Dans les vidéos qui suivent on représente la première étape de construction de la variété : le recollement des deux cylindres (1-anses) sur la première boule (0-anse). Cette opération peut s’effectuer de façon tout à fait abstraite mais on peut aussi, pour la visualiser, et en prévision de la suite, la plonger dans la 3-sphère, dont la vidéo montre une projection stéréographique. Il faut alors penser le plan vert portant le diagramme comme le bord de la 0-anse, qui, au début du film, occupe le demi-espace inférieur. Un changement de projection envoie ce demi espace sur le complémentaire d’une boule. Nous nous trouvons donc, à l’issue de la première séquence, à l’intérieur de la 0-anse, qui devrait être lui aussi vert et opaque, mais nous avons dû le vider de sa « chair » pour en voir le bord !

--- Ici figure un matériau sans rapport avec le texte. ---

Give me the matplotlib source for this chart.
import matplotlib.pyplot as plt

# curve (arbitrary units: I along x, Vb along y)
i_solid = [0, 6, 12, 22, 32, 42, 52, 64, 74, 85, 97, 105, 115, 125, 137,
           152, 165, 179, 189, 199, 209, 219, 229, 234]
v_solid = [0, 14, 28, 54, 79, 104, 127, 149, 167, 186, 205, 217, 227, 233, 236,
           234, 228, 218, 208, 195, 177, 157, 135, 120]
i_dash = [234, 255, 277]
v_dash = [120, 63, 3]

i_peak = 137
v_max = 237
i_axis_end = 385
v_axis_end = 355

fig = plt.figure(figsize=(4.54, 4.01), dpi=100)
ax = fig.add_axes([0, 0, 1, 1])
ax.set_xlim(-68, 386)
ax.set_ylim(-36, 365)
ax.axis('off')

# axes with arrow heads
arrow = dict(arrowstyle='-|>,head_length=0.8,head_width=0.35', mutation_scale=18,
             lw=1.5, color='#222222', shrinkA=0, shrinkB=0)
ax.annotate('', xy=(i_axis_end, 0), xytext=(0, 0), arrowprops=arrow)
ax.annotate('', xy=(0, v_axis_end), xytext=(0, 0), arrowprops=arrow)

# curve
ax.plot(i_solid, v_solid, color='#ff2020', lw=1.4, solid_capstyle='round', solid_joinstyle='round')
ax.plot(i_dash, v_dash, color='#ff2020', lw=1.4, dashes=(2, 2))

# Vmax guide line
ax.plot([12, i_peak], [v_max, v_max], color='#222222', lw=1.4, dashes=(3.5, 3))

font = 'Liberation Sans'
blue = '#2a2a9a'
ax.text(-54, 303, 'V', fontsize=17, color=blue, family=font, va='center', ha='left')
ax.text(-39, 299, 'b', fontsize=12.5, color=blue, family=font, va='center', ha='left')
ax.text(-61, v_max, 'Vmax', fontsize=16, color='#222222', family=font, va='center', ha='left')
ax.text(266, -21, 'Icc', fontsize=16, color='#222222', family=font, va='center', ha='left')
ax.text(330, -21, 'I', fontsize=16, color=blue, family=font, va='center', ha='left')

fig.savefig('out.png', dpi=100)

C’est sur la face du bord invisible pour le spectateur que l’on doit recoller les 1-anses. Là encore, cette opération est réalisable dans $\mathbb{S}^3$. Topologiquement, elle équivaut à identifier par paires les disques du bord portant la même lettre. Ces disques ne doivent pas être identifiés n’importe comment. Un diagramme de Heegaard « classique » indique comment les extrémités des courbes de couleurs aboutissant aux disques doivent être identifiées. En fait, un point marqué (représenté ici par une flèche rouge) sur chaque bord de disque suffit à lever toute ambiguïté sur la façon dont ces courbes doivent être recollées (ou, de façon équivalente, prolongées sur le bord des anses). Après attachement des 1-anses, notre variété en construction est à présent un corps en anses de genre 2. Comme nous avons évidé la 0-anse, nous évidons les 1-anses, on ne voit donc plus que le bord de notre corps en anses mais attention : celui-ci est la composante non bornée du complémentaire de cette surface de genre 2 (puisqu’il contient l’observateur !), et non la composante bornée comme on a l’habitude de se le représenter.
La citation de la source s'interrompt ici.